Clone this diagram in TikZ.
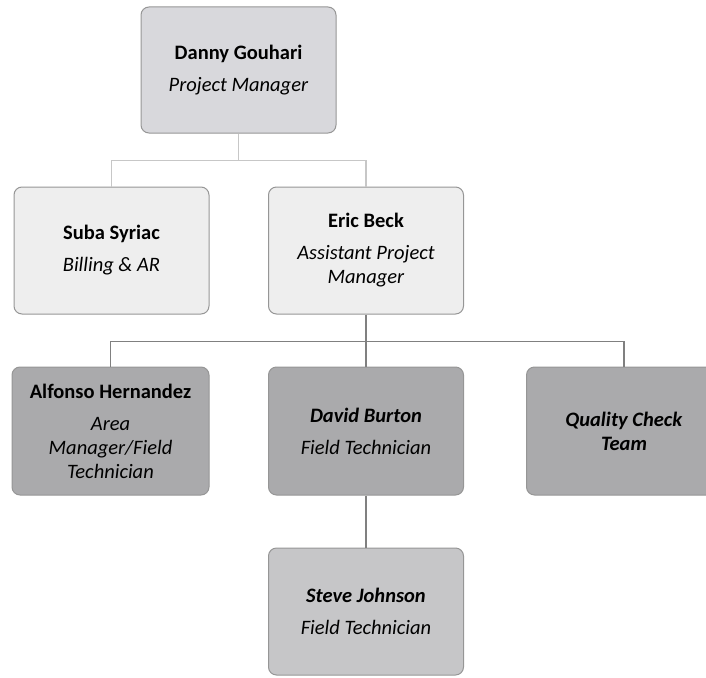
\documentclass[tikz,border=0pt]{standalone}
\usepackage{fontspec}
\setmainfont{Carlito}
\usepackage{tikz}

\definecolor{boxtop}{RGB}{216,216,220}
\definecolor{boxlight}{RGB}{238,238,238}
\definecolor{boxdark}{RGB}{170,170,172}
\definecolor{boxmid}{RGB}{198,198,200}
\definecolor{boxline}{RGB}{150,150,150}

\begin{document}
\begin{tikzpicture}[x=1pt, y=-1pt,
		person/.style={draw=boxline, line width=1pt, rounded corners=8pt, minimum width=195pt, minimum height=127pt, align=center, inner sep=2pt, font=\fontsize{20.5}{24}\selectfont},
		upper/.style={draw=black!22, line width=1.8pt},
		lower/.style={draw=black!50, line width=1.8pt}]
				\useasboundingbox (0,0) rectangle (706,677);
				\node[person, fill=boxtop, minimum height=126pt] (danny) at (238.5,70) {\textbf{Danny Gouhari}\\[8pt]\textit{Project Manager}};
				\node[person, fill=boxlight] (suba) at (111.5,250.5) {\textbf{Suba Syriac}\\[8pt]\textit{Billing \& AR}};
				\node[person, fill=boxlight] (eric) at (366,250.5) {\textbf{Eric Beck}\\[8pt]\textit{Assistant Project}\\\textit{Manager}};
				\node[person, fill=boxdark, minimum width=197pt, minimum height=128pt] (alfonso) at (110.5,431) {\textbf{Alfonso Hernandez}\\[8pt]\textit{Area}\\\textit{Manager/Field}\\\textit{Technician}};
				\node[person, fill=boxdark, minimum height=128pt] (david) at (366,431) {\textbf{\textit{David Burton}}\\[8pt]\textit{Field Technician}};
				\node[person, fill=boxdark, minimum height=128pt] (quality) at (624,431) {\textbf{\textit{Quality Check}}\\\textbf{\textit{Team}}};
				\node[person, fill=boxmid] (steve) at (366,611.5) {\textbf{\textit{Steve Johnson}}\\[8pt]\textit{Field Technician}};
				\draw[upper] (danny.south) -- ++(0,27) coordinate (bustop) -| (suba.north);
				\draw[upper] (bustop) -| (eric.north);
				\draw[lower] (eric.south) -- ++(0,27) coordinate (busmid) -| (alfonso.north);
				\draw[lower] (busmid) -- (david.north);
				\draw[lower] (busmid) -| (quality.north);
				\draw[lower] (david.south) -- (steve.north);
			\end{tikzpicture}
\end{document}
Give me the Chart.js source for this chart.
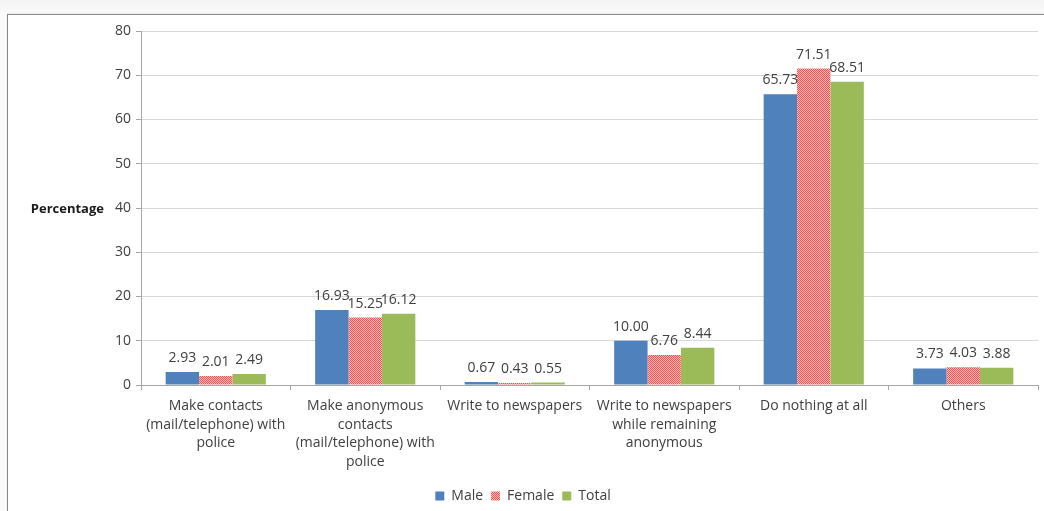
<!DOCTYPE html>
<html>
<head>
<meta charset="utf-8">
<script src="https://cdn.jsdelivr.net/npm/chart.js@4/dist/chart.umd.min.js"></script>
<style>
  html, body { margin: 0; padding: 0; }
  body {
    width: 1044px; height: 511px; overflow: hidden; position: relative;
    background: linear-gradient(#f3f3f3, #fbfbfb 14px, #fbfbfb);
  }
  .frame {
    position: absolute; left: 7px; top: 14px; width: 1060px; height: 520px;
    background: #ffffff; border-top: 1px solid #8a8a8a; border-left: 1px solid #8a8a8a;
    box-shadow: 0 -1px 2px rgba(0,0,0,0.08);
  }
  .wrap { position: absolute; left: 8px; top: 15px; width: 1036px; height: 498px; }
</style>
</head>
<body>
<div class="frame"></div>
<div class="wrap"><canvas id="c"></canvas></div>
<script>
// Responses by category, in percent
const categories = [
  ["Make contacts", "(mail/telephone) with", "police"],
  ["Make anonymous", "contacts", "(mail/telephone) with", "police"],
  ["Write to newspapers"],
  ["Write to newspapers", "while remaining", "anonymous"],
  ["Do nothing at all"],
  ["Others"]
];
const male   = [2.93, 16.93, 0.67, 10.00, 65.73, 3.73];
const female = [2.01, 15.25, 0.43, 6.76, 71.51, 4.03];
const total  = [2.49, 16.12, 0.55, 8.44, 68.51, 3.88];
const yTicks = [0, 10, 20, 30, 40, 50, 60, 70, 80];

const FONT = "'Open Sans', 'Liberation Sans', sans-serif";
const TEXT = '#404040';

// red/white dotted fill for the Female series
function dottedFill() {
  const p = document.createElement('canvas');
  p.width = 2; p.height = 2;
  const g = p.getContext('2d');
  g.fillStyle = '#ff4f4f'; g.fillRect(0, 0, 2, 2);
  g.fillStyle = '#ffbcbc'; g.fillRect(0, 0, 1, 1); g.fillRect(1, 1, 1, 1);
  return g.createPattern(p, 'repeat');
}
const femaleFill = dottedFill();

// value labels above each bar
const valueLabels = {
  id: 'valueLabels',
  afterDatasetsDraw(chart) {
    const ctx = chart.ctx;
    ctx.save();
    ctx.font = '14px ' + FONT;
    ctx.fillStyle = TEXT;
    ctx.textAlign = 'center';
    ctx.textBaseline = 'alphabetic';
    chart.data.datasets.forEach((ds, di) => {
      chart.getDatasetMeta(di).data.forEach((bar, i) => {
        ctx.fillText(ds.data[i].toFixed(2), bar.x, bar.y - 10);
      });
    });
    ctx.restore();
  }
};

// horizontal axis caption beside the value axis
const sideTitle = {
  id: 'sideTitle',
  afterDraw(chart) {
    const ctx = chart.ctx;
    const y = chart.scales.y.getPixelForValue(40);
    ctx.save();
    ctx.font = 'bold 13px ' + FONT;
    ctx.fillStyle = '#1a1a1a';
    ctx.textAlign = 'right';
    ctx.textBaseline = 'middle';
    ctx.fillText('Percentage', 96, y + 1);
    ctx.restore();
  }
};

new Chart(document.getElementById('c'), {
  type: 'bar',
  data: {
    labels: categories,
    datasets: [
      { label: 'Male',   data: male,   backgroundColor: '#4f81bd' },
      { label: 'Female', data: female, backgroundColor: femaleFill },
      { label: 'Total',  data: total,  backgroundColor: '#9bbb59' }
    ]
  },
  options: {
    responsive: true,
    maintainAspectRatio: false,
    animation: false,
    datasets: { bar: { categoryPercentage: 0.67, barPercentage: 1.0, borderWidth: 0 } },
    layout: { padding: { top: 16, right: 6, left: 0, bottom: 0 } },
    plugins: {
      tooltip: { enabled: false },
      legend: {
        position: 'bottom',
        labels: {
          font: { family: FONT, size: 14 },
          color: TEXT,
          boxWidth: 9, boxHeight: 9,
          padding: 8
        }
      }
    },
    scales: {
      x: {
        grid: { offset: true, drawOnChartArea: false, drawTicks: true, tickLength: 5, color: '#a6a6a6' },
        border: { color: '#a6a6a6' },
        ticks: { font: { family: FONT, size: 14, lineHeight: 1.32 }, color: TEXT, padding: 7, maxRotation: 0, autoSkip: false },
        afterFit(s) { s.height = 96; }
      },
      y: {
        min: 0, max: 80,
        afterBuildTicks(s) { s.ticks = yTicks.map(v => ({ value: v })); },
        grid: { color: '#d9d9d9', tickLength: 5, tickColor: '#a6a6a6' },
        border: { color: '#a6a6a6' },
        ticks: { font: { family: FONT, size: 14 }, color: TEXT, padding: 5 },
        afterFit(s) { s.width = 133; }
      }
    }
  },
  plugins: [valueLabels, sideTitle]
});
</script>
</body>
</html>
+ + + + +
* [Written exercise]
Transcribe the material exactly, leaving every picture out.

* [Solution to this problem]
Clone this diagram in TikZ.
\documentclass[tikz,border=0pt]{standalone}
\usepackage{fontspec}
\setmainfont{Carlito}
\usepackage{tikz}

\definecolor{boxtop}{RGB}{216,216,220}
\definecolor{boxlight}{RGB}{238,238,238}
\definecolor{boxdark}{RGB}{170,170,172}
\definecolor{boxmid}{RGB}{198,198,200}
\definecolor{boxline}{RGB}{150,150,150}

\begin{document}
\begin{tikzpicture}[x=1pt, y=-1pt,
		person/.style={draw=boxline, line width=1pt, rounded corners=8pt, minimum width=195pt, minimum height=127pt, align=center, inner sep=2pt, font=\fontsize{20.5}{24}\selectfont},
		upper/.style={draw=black!22, line width=1.8pt},
		lower/.style={draw=black!50, line width=1.8pt}]
				\useasboundingbox (0,0) rectangle (706,677);
				\node[person, fill=boxtop, minimum height=126pt] (danny) at (238.5,70) {\textbf{Danny Gouhari}\\[8pt]\textit{Project Manager}};
				\node[person, fill=boxlight] (suba) at (111.5,250.5) {\textbf{Suba Syriac}\\[8pt]\textit{Billing \& AR}};
				\node[person, fill=boxlight] (eric) at (366,250.5) {\textbf{Eric Beck}\\[8pt]\textit{Assistant Project}\\\textit{Manager}};
				\node[person, fill=boxdark, minimum width=197pt, minimum height=128pt] (alfonso) at (110.5,431) {\textbf{Alfonso Hernandez}\\[8pt]\textit{Area}\\\textit{Manager/Field}\\\textit{Technician}};
				\node[person, fill=boxdark, minimum height=128pt] (david) at (366,431) {\textbf{\textit{David Burton}}\\[8pt]\textit{Field Technician}};
				\node[person, fill=boxdark, minimum height=128pt] (quality) at (624,431) {\textbf{\textit{Quality Check}}\\\textbf{\textit{Team}}};
				\node[person, fill=boxmid] (steve) at (366,611.5) {\textbf{\textit{Steve Johnson}}\\[8pt]\textit{Field Technician}};
				\draw[upper] (danny.south) -- ++(0,27) coordinate (bustop) -| (suba.north);
				\draw[upper] (bustop) -| (eric.north);
				\draw[lower] (eric.south) -- ++(0,27) coordinate (busmid) -| (alfonso.north);
				\draw[lower] (busmid) -- (david.north);
				\draw[lower] (busmid) -| (quality.north);
				\draw[lower] (david.south) -- (steve.north);
			\end{tikzpicture}
\end{document}
Give me the Chart.js source for this chart.
<!DOCTYPE html>
<html>
<head>
<meta charset="utf-8">
<script src="https://cdn.jsdelivr.net/npm/chart.js@4/dist/chart.umd.min.js"></script>
<style>
  html, body { margin: 0; padding: 0; }
  body {
    width: 1044px; height: 511px; overflow: hidden; position: relative;
    background: linear-gradient(#f3f3f3, #fbfbfb 14px, #fbfbfb);
  }
  .frame {
    position: absolute; left: 7px; top: 14px; width: 1060px; height: 520px;
    background: #ffffff; border-top: 1px solid #8a8a8a; border-left: 1px solid #8a8a8a;
    box-shadow: 0 -1px 2px rgba(0,0,0,0.08);
  }
  .wrap { position: absolute; left: 8px; top: 15px; width: 1036px; height: 498px; }
</style>
</head>
<body>
<div class="frame"></div>
<div class="wrap"><canvas id="c"></canvas></div>
<script>
// Responses by category, in percent
const categories = [
  ["Make contacts", "(mail/telephone) with", "police"],
  ["Make anonymous", "contacts", "(mail/telephone) with", "police"],
  ["Write to newspapers"],
  ["Write to newspapers", "while remaining", "anonymous"],
  ["Do nothing at all"],
  ["Others"]
];
const male   = [2.93, 16.93, 0.67, 10.00, 65.73, 3.73];
const female = [2.01, 15.25, 0.43, 6.76, 71.51, 4.03];
const total  = [2.49, 16.12, 0.55, 8.44, 68.51, 3.88];
const yTicks = [0, 10, 20, 30, 40, 50, 60, 70, 80];

const FONT = "'Open Sans', 'Liberation Sans', sans-serif";
const TEXT = '#404040';

// red/white dotted fill for the Female series
function dottedFill() {
  const p = document.createElement('canvas');
  p.width = 2; p.height = 2;
  const g = p.getContext('2d');
  g.fillStyle = '#ff4f4f'; g.fillRect(0, 0, 2, 2);
  g.fillStyle = '#ffbcbc'; g.fillRect(0, 0, 1, 1); g.fillRect(1, 1, 1, 1);
  return g.createPattern(p, 'repeat');
}
const femaleFill = dottedFill();

// value labels above each bar
const valueLabels = {
  id: 'valueLabels',
  afterDatasetsDraw(chart) {
    const ctx = chart.ctx;
    ctx.save();
    ctx.font = '14px ' + FONT;
    ctx.fillStyle = TEXT;
    ctx.textAlign = 'center';
    ctx.textBaseline = 'alphabetic';
    chart.data.datasets.forEach((ds, di) => {
      chart.getDatasetMeta(di).data.forEach((bar, i) => {
        ctx.fillText(ds.data[i].toFixed(2), bar.x, bar.y - 10);
      });
    });
    ctx.restore();
  }
};

// horizontal axis caption beside the value axis
const sideTitle = {
  id: 'sideTitle',
  afterDraw(chart) {
    const ctx = chart.ctx;
    const y = chart.scales.y.getPixelForValue(40);
    ctx.save();
    ctx.font = 'bold 13px ' + FONT;
    ctx.fillStyle = '#1a1a1a';
    ctx.textAlign = 'right';
    ctx.textBaseline = 'middle';
    ctx.fillText('Percentage', 96, y + 1);
    ctx.restore();
  }
};

new Chart(document.getElementById('c'), {
  type: 'bar',
  data: {
    labels: categories,
    datasets: [
      { label: 'Male',   data: male,   backgroundColor: '#4f81bd' },
      { label: 'Female', data: female, backgroundColor: femaleFill },
      { label: 'Total',  data: total,  backgroundColor: '#9bbb59' }
    ]
  },
  options: {
    responsive: true,
    maintainAspectRatio: false,
    animation: false,
    datasets: { bar: { categoryPercentage: 0.67, barPercentage: 1.0, borderWidth: 0 } },
    layout: { padding: { top: 16, right: 6, left: 0, bottom: 0 } },
    plugins: {
      tooltip: { enabled: false },
      legend: {
        position: 'bottom',
        labels: {
          font: { family: FONT, size: 14 },
          color: TEXT,
          boxWidth: 9, boxHeight: 9,
          padding: 8
        }
      }
    },
    scales: {
      x: {
        grid: { offset: true, drawOnChartArea: false, drawTicks: true, tickLength: 5, color: '#a6a6a6' },
        border: { color: '#a6a6a6' },
        ticks: { font: { family: FONT, size: 14, lineHeight: 1.32 }, color: TEXT, padding: 7, maxRotation: 0, autoSkip: false },
        afterFit(s) { s.height = 96; }
      },
      y: {
        min: 0, max: 80,
        afterBuildTicks(s) { s.ticks = yTicks.map(v => ({ value: v })); },
        grid: { color: '#d9d9d9', tickLength: 5, tickColor: '#a6a6a6' },
        border: { color: '#a6a6a6' },
        ticks: { font: { family: FONT, size: 14 }, color: TEXT, padding: 5 },
        afterFit(s) { s.width = 133; }
      }
    }
  },
  plugins: [valueLabels, sideTitle]
});
</script>
</body>
</html>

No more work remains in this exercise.